> WHAT THE TASK ASKS: For this exercise, repeat all of the material verbatim apart from its images.
* * * * *
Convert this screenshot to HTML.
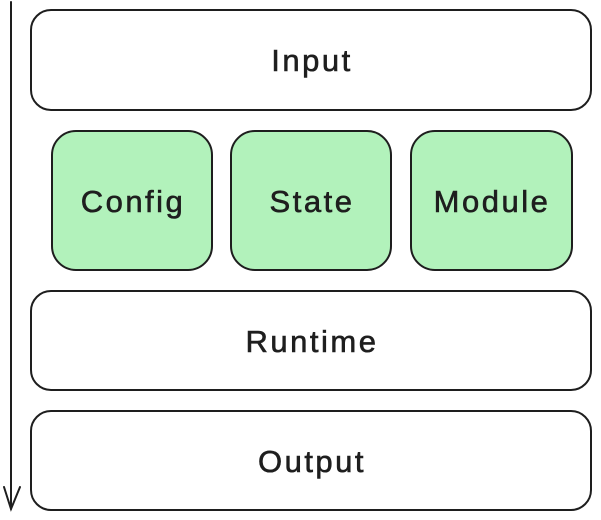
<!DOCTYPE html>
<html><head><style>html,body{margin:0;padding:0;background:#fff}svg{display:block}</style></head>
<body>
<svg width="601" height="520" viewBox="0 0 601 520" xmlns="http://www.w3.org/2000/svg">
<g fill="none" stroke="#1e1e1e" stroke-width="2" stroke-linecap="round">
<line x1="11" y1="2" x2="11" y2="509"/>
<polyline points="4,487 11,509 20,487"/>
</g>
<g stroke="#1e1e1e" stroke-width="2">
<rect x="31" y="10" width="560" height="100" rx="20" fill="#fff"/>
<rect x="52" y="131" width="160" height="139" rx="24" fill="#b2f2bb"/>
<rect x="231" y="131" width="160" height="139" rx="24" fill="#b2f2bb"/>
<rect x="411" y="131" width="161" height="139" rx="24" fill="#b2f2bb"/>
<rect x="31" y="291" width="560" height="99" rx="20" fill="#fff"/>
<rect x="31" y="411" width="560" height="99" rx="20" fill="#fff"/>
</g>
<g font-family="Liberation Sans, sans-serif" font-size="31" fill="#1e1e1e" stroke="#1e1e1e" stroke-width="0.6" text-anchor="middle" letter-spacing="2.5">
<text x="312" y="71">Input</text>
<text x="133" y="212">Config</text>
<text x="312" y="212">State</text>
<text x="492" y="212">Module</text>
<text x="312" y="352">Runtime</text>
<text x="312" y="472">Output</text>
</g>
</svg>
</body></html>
* * * * *
> RESULT OF THIS TASK:
Convert this screenshot to HTML.
<!DOCTYPE html>
<html><head><style>html,body{margin:0;padding:0;background:#fff}svg{display:block}</style></head>
<body>
<svg width="601" height="520" viewBox="0 0 601 520" xmlns="http://www.w3.org/2000/svg">
<g fill="none" stroke="#1e1e1e" stroke-width="2" stroke-linecap="round">
<line x1="11" y1="2" x2="11" y2="509"/>
<polyline points="4,487 11,509 20,487"/>
</g>
<g stroke="#1e1e1e" stroke-width="2">
<rect x="31" y="10" width="560" height="100" rx="20" fill="#fff"/>
<rect x="52" y="131" width="160" height="139" rx="24" fill="#b2f2bb"/>
<rect x="231" y="131" width="160" height="139" rx="24" fill="#b2f2bb"/>
<rect x="411" y="131" width="161" height="139" rx="24" fill="#b2f2bb"/>
<rect x="31" y="291" width="560" height="99" rx="20" fill="#fff"/>
<rect x="31" y="411" width="560" height="99" rx="20" fill="#fff"/>
</g>
<g font-family="Liberation Sans, sans-serif" font-size="31" fill="#1e1e1e" stroke="#1e1e1e" stroke-width="0.6" text-anchor="middle" letter-spacing="2.5">
<text x="312" y="71">Input</text>
<text x="133" y="212">Config</text>
<text x="312" y="212">State</text>
<text x="492" y="212">Module</text>
<text x="312" y="352">Runtime</text>
<text x="312" y="472">Output</text>
</g>
</svg>
</body></html>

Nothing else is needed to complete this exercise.